┌─ Input records
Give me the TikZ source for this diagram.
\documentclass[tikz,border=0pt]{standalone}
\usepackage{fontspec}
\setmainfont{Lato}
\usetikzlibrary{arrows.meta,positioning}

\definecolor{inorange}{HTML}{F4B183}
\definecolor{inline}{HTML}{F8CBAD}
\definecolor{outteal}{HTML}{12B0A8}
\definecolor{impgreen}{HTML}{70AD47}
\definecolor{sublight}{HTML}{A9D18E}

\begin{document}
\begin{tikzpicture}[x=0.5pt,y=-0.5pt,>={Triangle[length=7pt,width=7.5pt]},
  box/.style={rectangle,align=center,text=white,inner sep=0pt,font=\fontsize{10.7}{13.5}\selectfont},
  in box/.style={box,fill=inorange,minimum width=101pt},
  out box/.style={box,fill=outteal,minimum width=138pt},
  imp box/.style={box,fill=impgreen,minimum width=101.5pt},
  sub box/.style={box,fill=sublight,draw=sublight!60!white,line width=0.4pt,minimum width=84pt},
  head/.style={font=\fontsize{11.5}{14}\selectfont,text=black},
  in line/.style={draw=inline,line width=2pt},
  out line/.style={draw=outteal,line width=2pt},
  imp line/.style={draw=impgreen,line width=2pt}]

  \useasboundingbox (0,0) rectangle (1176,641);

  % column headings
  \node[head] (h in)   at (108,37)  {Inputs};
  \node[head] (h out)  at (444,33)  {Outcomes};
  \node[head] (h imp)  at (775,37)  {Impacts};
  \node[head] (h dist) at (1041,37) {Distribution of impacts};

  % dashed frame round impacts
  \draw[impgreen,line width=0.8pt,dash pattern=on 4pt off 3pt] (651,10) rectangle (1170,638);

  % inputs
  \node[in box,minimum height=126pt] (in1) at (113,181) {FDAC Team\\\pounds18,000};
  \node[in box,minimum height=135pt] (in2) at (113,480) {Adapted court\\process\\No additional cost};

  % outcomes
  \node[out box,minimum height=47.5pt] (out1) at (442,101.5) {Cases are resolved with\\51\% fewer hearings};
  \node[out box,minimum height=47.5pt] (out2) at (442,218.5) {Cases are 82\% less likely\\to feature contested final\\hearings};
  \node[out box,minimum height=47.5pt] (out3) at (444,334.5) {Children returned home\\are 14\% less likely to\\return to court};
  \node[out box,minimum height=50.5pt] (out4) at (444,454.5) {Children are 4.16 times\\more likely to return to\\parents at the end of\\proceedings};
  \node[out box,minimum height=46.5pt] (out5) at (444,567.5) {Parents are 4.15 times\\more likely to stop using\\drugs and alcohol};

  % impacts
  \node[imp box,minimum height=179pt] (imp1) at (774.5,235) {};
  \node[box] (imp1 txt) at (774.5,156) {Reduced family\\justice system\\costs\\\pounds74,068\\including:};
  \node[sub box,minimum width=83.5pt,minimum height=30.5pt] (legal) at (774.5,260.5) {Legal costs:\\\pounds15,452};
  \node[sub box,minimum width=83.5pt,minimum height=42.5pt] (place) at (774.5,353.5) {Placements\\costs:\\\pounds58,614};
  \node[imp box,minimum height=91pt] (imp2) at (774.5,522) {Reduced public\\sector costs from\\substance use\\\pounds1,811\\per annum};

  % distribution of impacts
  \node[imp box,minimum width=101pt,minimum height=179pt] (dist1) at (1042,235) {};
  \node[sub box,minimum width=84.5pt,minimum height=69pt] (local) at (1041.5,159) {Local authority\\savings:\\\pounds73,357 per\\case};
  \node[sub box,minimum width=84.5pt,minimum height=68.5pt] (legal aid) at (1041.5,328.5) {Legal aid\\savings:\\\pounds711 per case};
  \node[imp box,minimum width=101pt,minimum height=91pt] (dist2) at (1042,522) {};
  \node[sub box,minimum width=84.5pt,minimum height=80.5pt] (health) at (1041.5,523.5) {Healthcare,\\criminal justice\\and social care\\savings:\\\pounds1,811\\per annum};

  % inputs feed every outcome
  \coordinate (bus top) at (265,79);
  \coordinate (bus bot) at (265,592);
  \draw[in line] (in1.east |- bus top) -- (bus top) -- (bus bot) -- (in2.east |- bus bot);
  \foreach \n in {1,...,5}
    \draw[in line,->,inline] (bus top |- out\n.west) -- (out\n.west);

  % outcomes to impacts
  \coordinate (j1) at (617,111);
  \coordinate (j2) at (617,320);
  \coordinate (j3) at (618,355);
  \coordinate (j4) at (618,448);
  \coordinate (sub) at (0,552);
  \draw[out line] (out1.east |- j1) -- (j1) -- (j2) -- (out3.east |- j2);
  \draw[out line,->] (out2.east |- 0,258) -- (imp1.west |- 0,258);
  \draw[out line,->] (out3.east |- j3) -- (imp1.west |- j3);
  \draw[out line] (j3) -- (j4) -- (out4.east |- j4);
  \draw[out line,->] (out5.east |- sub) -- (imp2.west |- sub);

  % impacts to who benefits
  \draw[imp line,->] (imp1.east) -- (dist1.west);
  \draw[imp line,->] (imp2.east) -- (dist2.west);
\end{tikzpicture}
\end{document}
└─
┌─ Input records
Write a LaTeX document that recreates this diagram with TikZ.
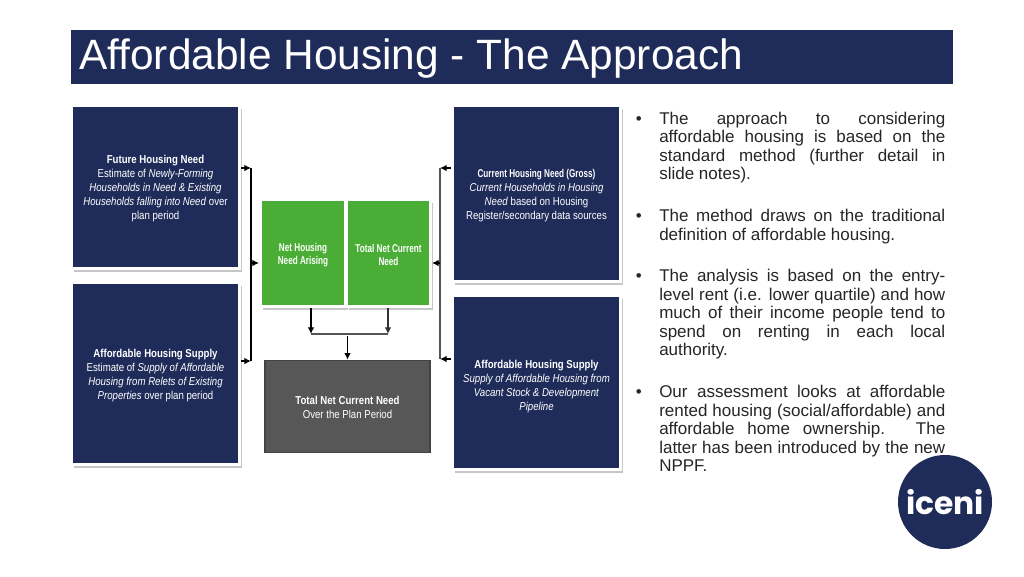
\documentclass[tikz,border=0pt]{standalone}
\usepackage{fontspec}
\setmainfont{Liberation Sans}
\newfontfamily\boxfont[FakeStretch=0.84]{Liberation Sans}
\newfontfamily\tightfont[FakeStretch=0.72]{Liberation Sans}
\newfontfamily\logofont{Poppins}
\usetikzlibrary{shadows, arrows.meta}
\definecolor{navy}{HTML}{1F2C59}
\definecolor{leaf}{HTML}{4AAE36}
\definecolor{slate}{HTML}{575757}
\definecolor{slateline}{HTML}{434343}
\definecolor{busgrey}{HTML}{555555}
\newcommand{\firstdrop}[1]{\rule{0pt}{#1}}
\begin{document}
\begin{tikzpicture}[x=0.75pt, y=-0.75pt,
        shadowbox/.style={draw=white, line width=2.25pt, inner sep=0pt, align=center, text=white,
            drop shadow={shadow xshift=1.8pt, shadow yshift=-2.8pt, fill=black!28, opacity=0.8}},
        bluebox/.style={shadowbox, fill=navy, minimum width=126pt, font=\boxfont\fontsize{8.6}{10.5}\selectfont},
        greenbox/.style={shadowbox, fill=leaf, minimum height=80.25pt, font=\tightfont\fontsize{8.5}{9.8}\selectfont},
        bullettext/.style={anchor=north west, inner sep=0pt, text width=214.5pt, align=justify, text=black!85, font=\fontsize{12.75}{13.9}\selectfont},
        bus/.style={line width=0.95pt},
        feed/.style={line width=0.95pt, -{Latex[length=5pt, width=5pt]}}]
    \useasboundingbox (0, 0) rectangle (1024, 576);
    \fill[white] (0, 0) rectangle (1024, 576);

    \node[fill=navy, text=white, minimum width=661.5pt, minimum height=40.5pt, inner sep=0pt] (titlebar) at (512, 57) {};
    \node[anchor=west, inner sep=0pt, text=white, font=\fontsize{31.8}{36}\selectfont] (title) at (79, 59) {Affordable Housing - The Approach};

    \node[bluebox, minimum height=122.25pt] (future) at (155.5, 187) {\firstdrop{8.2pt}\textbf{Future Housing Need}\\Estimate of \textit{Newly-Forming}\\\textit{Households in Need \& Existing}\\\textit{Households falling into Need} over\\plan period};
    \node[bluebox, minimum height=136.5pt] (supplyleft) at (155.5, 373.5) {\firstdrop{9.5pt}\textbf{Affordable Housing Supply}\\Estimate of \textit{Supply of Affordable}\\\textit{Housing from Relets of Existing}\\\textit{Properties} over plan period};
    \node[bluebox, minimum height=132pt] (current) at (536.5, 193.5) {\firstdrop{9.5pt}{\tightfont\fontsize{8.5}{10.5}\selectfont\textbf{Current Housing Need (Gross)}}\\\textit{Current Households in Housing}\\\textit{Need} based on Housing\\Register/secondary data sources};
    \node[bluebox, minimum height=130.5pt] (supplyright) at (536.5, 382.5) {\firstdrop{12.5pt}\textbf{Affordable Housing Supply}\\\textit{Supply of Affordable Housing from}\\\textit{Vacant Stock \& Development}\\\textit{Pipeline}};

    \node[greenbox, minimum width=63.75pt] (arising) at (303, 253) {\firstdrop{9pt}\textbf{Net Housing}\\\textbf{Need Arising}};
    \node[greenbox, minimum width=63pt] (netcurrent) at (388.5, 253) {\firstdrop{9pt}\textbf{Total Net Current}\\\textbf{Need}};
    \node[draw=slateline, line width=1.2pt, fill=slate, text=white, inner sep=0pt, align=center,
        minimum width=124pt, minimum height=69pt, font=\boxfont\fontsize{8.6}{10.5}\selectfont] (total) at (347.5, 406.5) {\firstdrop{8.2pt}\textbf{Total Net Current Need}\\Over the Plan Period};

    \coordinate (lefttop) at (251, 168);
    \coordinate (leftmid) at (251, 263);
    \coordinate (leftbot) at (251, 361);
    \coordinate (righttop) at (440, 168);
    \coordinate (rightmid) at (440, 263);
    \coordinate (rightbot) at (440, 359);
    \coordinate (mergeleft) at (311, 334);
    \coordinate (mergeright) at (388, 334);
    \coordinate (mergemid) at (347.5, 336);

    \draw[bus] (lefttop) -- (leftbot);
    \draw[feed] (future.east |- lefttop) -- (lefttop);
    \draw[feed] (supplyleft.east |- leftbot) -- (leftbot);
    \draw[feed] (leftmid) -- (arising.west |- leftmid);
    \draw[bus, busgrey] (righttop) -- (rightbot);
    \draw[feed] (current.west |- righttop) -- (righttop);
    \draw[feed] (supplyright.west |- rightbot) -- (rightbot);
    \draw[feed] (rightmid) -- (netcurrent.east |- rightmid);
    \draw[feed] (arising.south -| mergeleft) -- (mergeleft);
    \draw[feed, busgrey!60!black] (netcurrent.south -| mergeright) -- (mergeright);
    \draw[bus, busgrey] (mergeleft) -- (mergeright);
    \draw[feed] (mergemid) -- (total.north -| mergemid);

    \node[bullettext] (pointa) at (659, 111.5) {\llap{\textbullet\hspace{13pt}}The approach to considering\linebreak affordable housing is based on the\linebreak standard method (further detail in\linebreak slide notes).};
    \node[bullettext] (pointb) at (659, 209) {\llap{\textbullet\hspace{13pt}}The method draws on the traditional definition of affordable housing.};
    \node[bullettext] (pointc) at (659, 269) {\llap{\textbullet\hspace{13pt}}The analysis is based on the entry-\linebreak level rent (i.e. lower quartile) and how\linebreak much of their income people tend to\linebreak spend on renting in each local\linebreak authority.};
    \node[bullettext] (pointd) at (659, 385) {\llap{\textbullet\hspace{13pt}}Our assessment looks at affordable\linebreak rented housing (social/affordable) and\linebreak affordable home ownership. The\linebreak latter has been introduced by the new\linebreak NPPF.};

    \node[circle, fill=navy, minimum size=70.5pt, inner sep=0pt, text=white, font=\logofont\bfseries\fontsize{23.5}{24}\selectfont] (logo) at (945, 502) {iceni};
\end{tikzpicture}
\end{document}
└─
┌─ Input records
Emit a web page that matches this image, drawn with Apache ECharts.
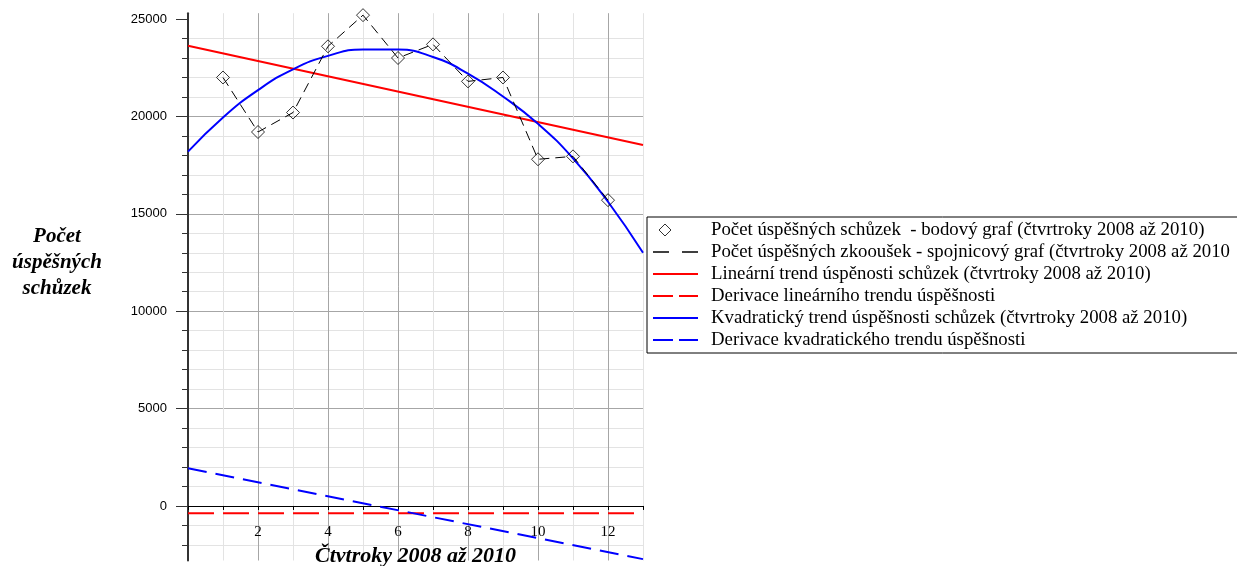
└─
- [Directions for this task] Begin at the line that has "Give me the TikZ source for this diagram." in the entries above; stop after the line that has "box,minimum height=135pt] (in2)". Transcribe exactly those lines and no others.

- [Expected answer]
Give me the TikZ source for this diagram.
\documentclass[tikz,border=0pt]{standalone}
\usepackage{fontspec}
\setmainfont{Lato}
\usetikzlibrary{arrows.meta,positioning}

\definecolor{inorange}{HTML}{F4B183}
\definecolor{inline}{HTML}{F8CBAD}
\definecolor{outteal}{HTML}{12B0A8}
\definecolor{impgreen}{HTML}{70AD47}
\definecolor{sublight}{HTML}{A9D18E}

\begin{document}
\begin{tikzpicture}[x=0.5pt,y=-0.5pt,>={Triangle[length=7pt,width=7.5pt]},
  box/.style={rectangle,align=center,text=white,inner sep=0pt,font=\fontsize{10.7}{13.5}\selectfont},
  in box/.style={box,fill=inorange,minimum width=101pt},
  out box/.style={box,fill=outteal,minimum width=138pt},
  imp box/.style={box,fill=impgreen,minimum width=101.5pt},
  sub box/.style={box,fill=sublight,draw=sublight!60!white,line width=0.4pt,minimum width=84pt},
  head/.style={font=\fontsize{11.5}{14}\selectfont,text=black},
  in line/.style={draw=inline,line width=2pt},
  out line/.style={draw=outteal,line width=2pt},
  imp line/.style={draw=impgreen,line width=2pt}]

  \useasboundingbox (0,0) rectangle (1176,641);

  % column headings
  \node[head] (h in)   at (108,37)  {Inputs};
  \node[head] (h out)  at (444,33)  {Outcomes};
  \node[head] (h imp)  at (775,37)  {Impacts};
  \node[head] (h dist) at (1041,37) {Distribution of impacts};

  % dashed frame round impacts
  \draw[impgreen,line width=0.8pt,dash pattern=on 4pt off 3pt] (651,10) rectangle (1170,638);

  % inputs
  \node[in box,minimum height=126pt] (in1) at (113,181) {FDAC Team\\\pounds18,000};
  \node[in box,minimum height=135pt] (in2) at (113,480) {Adapted court\\process\\No additional cost};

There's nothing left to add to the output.